How's it been... Like, yeah. I mean, what's the vibe like there right now? How are you feeling at AEW at the moment?


There's a lot of stuff being said, you know?

You know, that's funny because I haven't experienced any of that. I will say the vibe for me has always been very positive. Actually, when I first walked in there, and comparing it to WWE, I was just like, "Whoa, this is like night and day."


It's a big company, all the same, but just the vibe in the back was different. We talk about walking on egg shells, and I never felt like I had to, but I did feel like the pressure and people watching you, and judging you and looking for you to mess up almost. And at AEW, just never seemed that way. It just seemed like everybody's very supportive and just wants everybody to do well. And I thought everybody got along. So, the recent events happening, I haven't been at any of the events that have happened, or at the shows where they happen, so obviously I can't speak firsthand, but I never even knew anything was going on at all. They hid it very well, if that's the case. So, it's always been very positive for me as far as I knew

Sharing A Locker Room With CM Punk

Did you ever get to sit down and get any advice from Punk? You guys seem like you'd get along.

I have talked to Punk a couple times. Actually, he actually came... He was very nice to me. Actually, when I came in, he introduced himself to me. Which, very nice. That's a rare thing that usually doesn't happen. But he just walked up to me like, "Hi, I'm Phil." I haven't had any kind of real in depth conversations with him, but he always seemed like a cool guy to me.

Yeah man.

So I don't know.

How about Tony Kahn? You ever get advice, feedback from Tony?

Yeah. Yeah. Tony's an interesting character. Man. I don't know that he sleeps a whole lot. He's a busy, busy man. He's always on the go.
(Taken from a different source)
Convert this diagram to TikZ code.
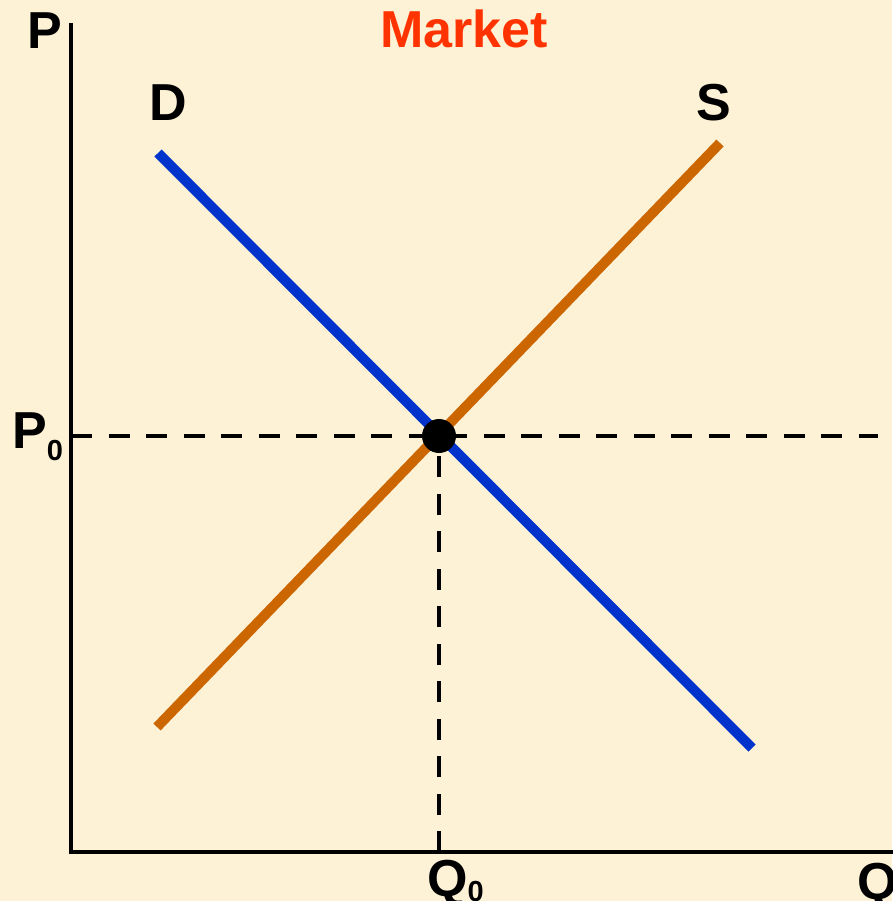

But he will take the time out to speak with you. That was the other thing too, at WWE, I never met Vince. I did meet Hunter, of course. And I briefly talked to him a few times and he would tell me good match, stuff like that. But no in-depth conversations. I talked to Tony Kahn all the time. Now they're not super in-depth conversations. I don't go out to lunch or dinner with them or anything like that, of course. But he will take the time to thank us for being there and tell us it was a good match, or whatever. Give his feedback to us. Things like that. It is very hard to catch him when he is not busy though. So, I mean that's comes with the nature of it.

So what's on your bucket list, man? You've got, seemingly, a lot of opportunity in front of you right now. What do you want to do?

Anthony Henry: I think the bucket list, I don't have an incredibly long time to do this anymore. In my head, at least. I'm pushing 40. So, at this point, I've been able to work for the two biggest promotions in North America. I'm very happy with what I've been able to do in my career. So at this point, I'm just trying to have fun. So, when I'm doing this stuff on the Indies, I just want to have fun and have good matches. And as far as AEW goes, of course I want to work my way up the ladder. It's a process, for everybody, as it should be. And so, yeah, with this tag team with Drake, I just want to keep showing them that we're not just a good hand, that we could do anything you want us to do. And that includes having main event matches. Whether it's Dynamite, whether it's Rampage, whether it's Pay Per View, the team of Drake and I, the Work Horseman, we can do anything that any of those other teams do. And we'll show it to them eventually, and we'll get up there. That's the goal.